As part of an upcoming Aram Gallery show, a group of designers has created responses to ethical issues arising from our relationships with technology today.

Social Storage

As part of a new exhibition, eight designers are creating their own singular responses to our social and ethical relationships with technology.

Consultancy Six:Thirty is curating the show, which will be hosted by London’s Aram Gallery and hopes to bring other designers and the wider public into the discussion.

Insight research by Northstar was used to identify particular technology issues that are affecting the way we think and behave before designers were asked to respond to them.

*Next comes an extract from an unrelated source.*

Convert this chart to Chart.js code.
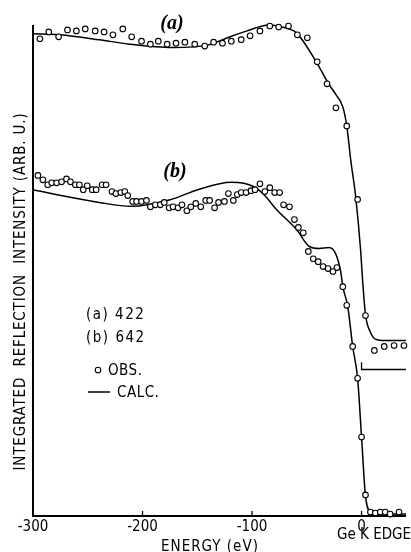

Here are some of the prototype designs, which have been created for the exhibition.

Social Storage, by Dean Brown


People often bemoan the lost days of record collections, books on shelves and printed photographs – all of which have been replaced by empty homes.

Social Storage is a response to this condition and looks to reconcile our online and offline personas.


The trouble with online or “curated personas” is their lack of visibility, so Brown has looked to remedy this by using mini projectors to project online experiences on to real-world furniture.

An augmented bookshelf, coatstand and globe have been designed so that they can host music, weather and travel. An umbrella can sit next to a local weather update and a Spotify playlist might sit next to a cherished object.

Away From the Moon, by Matan Stauber


Our attention spans are shrinking and we read less, particularly online, as we hop from one thing to the next.

Accepting this, Stauber’s design harnesses webcams, which calculate the viewer’s distance from the screen and change the content and the way it is displayed accordingly.


Lean back for more long-form content and forward for shorter-form. In this way the article can be presented as a title, a summary or full-length text.

Nomu, by Matteo Loglio


Being constantly connected is a perennial temptation for distraction from daily activities, work and relationships.

Allowing yourself to become distracted is often unconscious and – rather scarily – has been identified as a mechanical action, which is triggered by reward systems, designed into these services to keep your attention.

Nomu allows two hours of internet attention to be planned. Each coloured block represents an activity and a unit of time, allowing the user to enact self-discipline and just look at a select number of sites.


The tactile blocks work in conjunction with a browser extension, which can block other websites and help define filters. Planning activities before opening the browser helps build self-control.

Unread Messages: Rethinking Our Relationship with technology runs from 11 March – 9 April 2016 at The Aram Gallery, 110 Drury Lane, Covent Garden, London, WC2B 5SG.